You're welcome. The 2500K chip is awsome I think. You might ask Windows 7 Forums - View Profile: essenbe, I think he had his up to 4.2GHz.
ive had 4.2ghz out of mine with a stock cooler, and had 4.5ghz with water cooling with little effort
These chips are so easy to overclock, there really isn't that much effort involved, especially for a mild OC like 4.0-4.2ghz if you're going to be using stock cooling.
Aside from a quick play with 5ghz, I settled for 4.6ghz as an arbitrary 24/7 speed for the hell of it since it was so easy to attain.
Since you got the k version, 'worth it' is now kind of moot really.
Interest+Chip=You're going to OC it because you can
Most I've ever overclocked my system is from 3.3 GHz to 3.8 GHz. Also overclocked my RAM and my GPU. Upon doing so I noticed a slight performance increase, especially when playing X3: Albion Prelude, but anymore I just leave my CPU and RAM at stock performance. I guess after going from a quad core at 2.4 GHz and 5.5 GB of DDR2 RAM to a hex core at 3.3 GHz and 16 GB of DDR3 RAM the speed increase was enough that I'm perfectly content with what I have.

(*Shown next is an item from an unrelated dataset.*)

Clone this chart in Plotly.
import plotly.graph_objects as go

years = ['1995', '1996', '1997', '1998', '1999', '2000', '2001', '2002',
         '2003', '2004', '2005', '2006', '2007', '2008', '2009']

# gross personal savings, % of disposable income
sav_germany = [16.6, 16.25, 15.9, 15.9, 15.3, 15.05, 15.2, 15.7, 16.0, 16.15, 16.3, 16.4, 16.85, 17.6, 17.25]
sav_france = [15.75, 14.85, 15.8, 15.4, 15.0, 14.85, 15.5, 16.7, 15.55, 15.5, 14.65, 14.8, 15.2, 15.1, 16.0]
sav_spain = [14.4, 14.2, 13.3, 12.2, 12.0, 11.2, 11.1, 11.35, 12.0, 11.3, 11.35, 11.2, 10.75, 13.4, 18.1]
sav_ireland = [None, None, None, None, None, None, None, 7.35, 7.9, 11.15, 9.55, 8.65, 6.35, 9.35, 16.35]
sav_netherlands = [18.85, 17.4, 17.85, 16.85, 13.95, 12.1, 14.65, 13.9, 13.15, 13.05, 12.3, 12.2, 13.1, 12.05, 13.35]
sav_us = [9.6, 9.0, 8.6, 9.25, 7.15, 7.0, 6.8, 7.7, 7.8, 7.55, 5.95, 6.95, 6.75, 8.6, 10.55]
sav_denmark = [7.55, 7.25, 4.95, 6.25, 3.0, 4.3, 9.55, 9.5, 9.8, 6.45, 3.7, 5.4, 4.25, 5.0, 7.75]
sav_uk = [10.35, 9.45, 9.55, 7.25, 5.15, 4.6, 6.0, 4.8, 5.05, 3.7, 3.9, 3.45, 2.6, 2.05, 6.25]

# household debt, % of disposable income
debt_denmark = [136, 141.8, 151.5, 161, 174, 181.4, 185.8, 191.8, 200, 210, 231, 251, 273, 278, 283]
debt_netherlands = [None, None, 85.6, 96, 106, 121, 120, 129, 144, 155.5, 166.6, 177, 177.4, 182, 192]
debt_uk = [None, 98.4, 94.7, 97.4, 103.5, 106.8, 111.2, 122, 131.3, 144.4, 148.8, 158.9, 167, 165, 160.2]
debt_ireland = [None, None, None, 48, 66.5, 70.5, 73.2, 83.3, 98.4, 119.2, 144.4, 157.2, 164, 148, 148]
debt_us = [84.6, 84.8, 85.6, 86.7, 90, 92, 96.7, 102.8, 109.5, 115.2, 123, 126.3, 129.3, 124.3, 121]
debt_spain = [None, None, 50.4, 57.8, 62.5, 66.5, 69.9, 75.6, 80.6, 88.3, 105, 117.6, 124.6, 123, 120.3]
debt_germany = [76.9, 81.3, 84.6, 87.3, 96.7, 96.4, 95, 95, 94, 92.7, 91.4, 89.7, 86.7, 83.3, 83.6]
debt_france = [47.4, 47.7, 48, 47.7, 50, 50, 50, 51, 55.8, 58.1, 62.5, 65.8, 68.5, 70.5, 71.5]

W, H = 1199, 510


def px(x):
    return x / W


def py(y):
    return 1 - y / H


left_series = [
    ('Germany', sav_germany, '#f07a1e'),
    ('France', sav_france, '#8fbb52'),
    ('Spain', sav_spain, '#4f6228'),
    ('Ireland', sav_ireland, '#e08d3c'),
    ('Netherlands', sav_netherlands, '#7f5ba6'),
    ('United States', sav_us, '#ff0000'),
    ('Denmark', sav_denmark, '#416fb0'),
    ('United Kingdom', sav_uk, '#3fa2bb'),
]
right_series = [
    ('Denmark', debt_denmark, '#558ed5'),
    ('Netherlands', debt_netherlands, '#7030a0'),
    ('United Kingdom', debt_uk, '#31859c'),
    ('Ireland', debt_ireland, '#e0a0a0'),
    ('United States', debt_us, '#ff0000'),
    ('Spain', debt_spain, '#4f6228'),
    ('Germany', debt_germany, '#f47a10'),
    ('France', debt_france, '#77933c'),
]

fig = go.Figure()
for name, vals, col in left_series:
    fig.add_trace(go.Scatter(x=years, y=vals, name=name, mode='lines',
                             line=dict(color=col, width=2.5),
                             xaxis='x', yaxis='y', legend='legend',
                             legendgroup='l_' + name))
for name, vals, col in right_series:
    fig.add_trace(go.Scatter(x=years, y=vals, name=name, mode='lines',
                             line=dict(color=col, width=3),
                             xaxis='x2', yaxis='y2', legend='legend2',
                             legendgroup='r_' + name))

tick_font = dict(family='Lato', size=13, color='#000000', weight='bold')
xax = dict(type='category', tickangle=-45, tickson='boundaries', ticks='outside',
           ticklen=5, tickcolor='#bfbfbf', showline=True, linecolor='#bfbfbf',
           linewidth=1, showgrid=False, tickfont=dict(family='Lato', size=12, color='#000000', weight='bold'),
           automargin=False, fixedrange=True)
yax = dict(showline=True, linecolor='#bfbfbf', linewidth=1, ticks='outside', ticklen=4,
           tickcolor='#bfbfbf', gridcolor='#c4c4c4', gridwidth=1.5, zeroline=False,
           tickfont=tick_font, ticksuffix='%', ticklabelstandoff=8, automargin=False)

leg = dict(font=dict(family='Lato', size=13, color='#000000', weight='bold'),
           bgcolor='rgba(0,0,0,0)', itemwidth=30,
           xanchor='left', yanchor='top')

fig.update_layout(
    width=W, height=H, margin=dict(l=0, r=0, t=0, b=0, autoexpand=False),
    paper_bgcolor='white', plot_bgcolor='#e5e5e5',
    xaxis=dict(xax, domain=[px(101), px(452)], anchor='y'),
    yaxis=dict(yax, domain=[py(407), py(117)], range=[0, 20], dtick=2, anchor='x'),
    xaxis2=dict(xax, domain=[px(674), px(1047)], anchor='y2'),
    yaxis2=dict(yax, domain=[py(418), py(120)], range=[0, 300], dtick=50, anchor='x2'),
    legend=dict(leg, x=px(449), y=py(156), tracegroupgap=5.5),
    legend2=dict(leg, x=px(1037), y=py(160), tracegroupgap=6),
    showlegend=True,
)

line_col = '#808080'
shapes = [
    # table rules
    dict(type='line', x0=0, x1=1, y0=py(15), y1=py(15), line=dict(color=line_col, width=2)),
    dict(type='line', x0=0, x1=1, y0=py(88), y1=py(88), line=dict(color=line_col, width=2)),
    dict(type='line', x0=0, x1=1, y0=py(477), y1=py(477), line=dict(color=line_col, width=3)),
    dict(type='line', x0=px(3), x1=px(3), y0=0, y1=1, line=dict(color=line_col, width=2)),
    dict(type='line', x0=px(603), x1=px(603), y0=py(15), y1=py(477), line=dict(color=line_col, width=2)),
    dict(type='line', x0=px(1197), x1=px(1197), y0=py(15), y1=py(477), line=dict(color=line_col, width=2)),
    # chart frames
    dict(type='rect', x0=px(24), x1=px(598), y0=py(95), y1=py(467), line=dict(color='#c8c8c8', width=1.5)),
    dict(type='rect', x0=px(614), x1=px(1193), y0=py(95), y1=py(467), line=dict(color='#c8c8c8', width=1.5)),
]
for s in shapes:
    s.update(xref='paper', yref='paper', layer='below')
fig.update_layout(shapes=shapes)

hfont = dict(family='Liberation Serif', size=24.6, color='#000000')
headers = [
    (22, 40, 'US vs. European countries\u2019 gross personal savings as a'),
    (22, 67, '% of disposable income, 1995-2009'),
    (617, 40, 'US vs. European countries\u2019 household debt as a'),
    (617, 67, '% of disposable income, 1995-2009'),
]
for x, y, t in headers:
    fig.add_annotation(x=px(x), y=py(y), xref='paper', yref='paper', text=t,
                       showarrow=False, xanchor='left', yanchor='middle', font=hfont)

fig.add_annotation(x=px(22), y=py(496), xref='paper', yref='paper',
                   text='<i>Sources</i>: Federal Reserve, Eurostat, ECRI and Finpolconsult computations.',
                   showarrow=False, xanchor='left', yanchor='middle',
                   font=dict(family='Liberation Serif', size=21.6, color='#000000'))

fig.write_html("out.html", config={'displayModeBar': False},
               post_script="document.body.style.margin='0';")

While I don't disagree with you, my HP a6300f bios does not allow for overclocking. So software overclocking is my only way out. And really the e2180 cpu can only be overclocked in a relatively minor way, to be exact 380 mhz. . Though it helps and my nvidia GT9500 also has to be overclocked with software. And yes, it's better than not overclocking it at all. And it's still going strong 4 years after I bought it.
Software overclocking can fry parts due to many parameters being adjusted without the user knowing eveything that is changed. Yeah, manual is better in your BIOS allows it of course. As far as I know the software has to run all the time otherwise the setting revert to defaults.